Editor’s Note: Today’s post is from Dick Locke, Sourcing Innovation’s resident expert on International Sourcing and Procurement. (His previous guest posts are still archived.)
The October 1 New York Times has an interesting article on a tariff increase on solar panels. While the panels came from China, that’s not the interesting part of the story. The interesting part is that CBP (The US Customs and Border Protection department — successor to the US Customs Service) announced the tariff increase eight months ago and nearly the entire solar panel industry missed it.
To summarize, one US company asked CBP for a classification ruling that would set duty rates for the solar panels they were importing. The company proposed using a semiconductor classification, as the rest of the industry was doing. CBP replied that solar panels were more complex and should be classified as DC generators. CBP published this ruling through normal channels and almost nobody noticed. Here are a few key paragraphs in the article:
“It is somewhat unusual for an industry to take as long as eight months to become aware of a customs ruling that affects it,” said Mel Schwechter, a partner at Dewey & Leboeuf in Washington and a former president of the Customs and International Trade Bar Association.
Customs decisions, even for a single importer, are made public on the agency’s Web site and on commercial Web sites, said Mr. Schwechter, who is not advising any of the participants in the dispute.
Mr. Resch said the growing industry lacked the resources to constantly track tax and regulatory decisions.
Duties will be doubled if customs officials determine that companies have been negligent in not paying them earlier.
Importers might also be liable for duties on all solar panels brought into the United States in the five years before the ruling if customs officials decide that the companies were guilty of “material misstatement or omission” for failing to notice sooner that solar panels had evolved to the point that they no longer met duty-free rules.
The duty on semiconductor devices is zero. The Times said the duties on DC generators is 3.5%. I think it’s 2.5% but my opinion is should not be relied upon for reasons I’ll explain below.
So what went wrong here? Mr. Resch is right, the industry “lacked the resources to constantly track tax and regulatory decisions.” What does that take? In the US, it takes a relationship with a very professional customs brokerage firm who would be under retainer to keep a client informed of regulatory decisions impacting the products a company imports. This is getting more difficult due to structural shifts in the customs brokerage industry. There used to be large, stand alone customs brokerage companies. Many importing companies had different companies doing their freight forwarding and customs brokerage. However, about five years ago two major customs brokers were purchased by UPS and Fed Ex respectively. The remaining customs brokers are much smaller companies. Importers can and should change freight forwarders if there are performance issues, but customs brokers are harder to change. They need detailed knowledge of their clients’ business and the learning curve can be steep.

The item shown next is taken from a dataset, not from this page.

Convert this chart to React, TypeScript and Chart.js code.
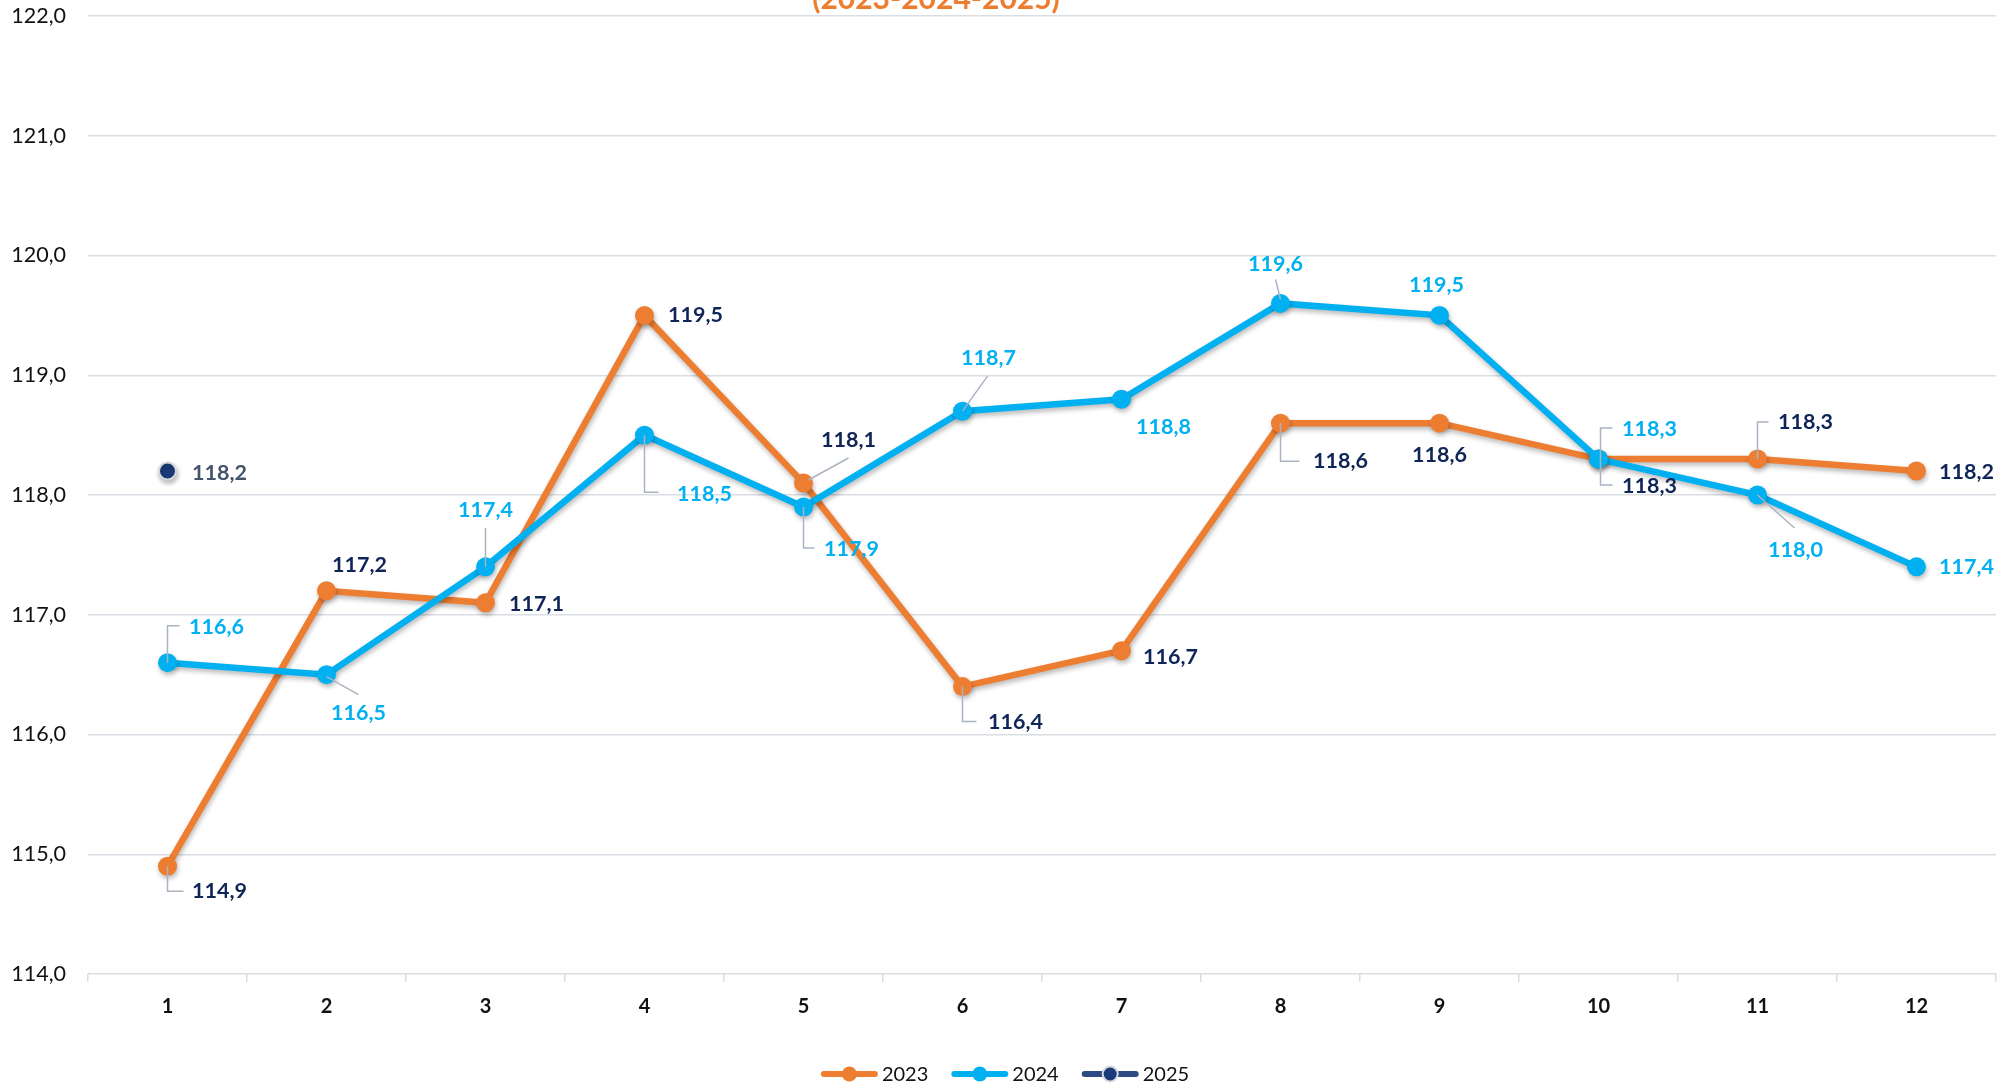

Why shouldn’t you rely on my opinion on duties on generators? CBP can increase penalties for non-compliance if they determine an importer didn’t use “reasonable care” in their customs decisions. They look for an audit trail back to either a licensed customs broker or a customs attorney. I’m neither, so taking my advice wouldn’t meet the “reasonable care” test. I still think I’m right though.
Dick Locke, Global Procurement Group.